“They deserve each other,” is a phrase you might use to describe an ex who denied her queerness and the shitty man she left you to marry. But when I say Jane Fonda and Lily Tomlin deserve each other I mean it in the best way.
With 114 years of industry experience between them — and after seven seasons of Grace and Frankie — there are few performers who can share a screen with these two legends as well as each other. The greatest strength of Paul Weitz’s Moving On is it allows them to do just that. Playing to both their dramatic and comedic strengths, the film is a showcase for their individual talents and their sparkling chemistry. Watching Fonda and Tomlin perform is like watching an Olympic athlete or a world-renowned ballerina. They are masters of their craft and it’s awe-inspiring to witness — even if the material doesn’t always live up to their skill.
Moving On is about two friends, Claire and Evie, who reunite at their other friend’s funeral. In college, the three of them were a trio. But over the decades, they’ve lost touch. Evie focused on living an out gay life and on her career playing cello. Claire got married for the second time, had kids, shrouded herself in a distant normalcy, and now has a corgi. And their friend stayed married to the husband her friends loathed. Claire and Evie both show up to the funeral with ulterior motives. In fact, Claire is there to kill that very husband.
This is a comedy but it’s a comedy about the decades-long impact of sexual assault. Claire’s life completely changed after this event — in ways that reveal themselves throughout the film — and now she wants revenge.
The film deftly draws parallels between the silence Claire kept regarding the assault and the silence Evie refused to keep regarding her sexuality. They are by no means the same but the film manages to display the possibilities of fighting back — and the limits. Patriarchy, homophobia, there is no good way to respond. There wasn’t half a century ago. There isn’t now.
Both women have their own subplots in the film that work to varying degrees. Claire reunites with her first husband — now a widow from his second marriage — and is faced with an alternate life she could have led. Richard Roundtree gives a subtle, tender performance as her ex that makes his absence from her life all the more painful.
Meanwhile, Evie has become a sort of surrogate grandma to the grandchild of another man in her retirement home. Evie sees this child’s queerness and wants to encourage what his own family does not. The early scenes between these two characters are very sweet and powerful which makes it all the more frustrating how this story concludes. The harshness of the child’s parents is overwrought and plays into the trope of homophobic Latino families. The mother also uses a wheelchair and it feels odd to have the only disabled character play a one-note villain.
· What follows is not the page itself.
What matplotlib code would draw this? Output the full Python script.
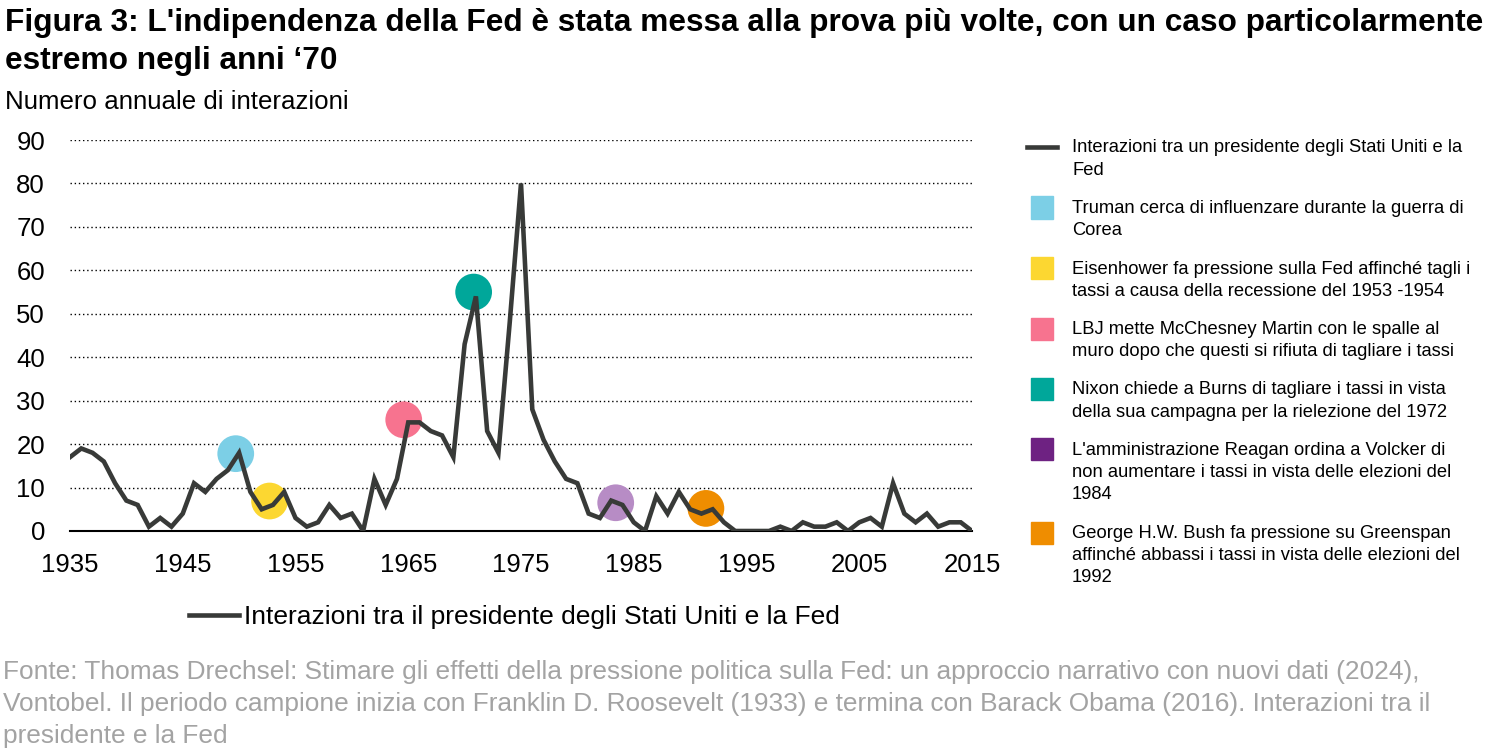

The film as a whole also falters in its final act. The first hour is a sharp mix of tones, a traumatic farce that allows its wonderful cast to do what they do best. But as it nears its conclusion, there’s one too many predictable twists and faux-climaxes. An 85 minute movie should not feel long. This starts to feel long.
Nevertheless, this is still a worthwhile vehicle for its stars. When it works, it really works, and it’s rare to get a film about older characters — especially with an older queer character — that for the most part feels fresh and progressive.
As long as Jane Fonda and Lily Tomlin are acting, I hope they act together. There are plenty of assholes left to kill, plenty of jokes left to tell, plenty of chemistry left to enjoy. Seven seasons of a show wasn’t enough. Give me Moving On 2.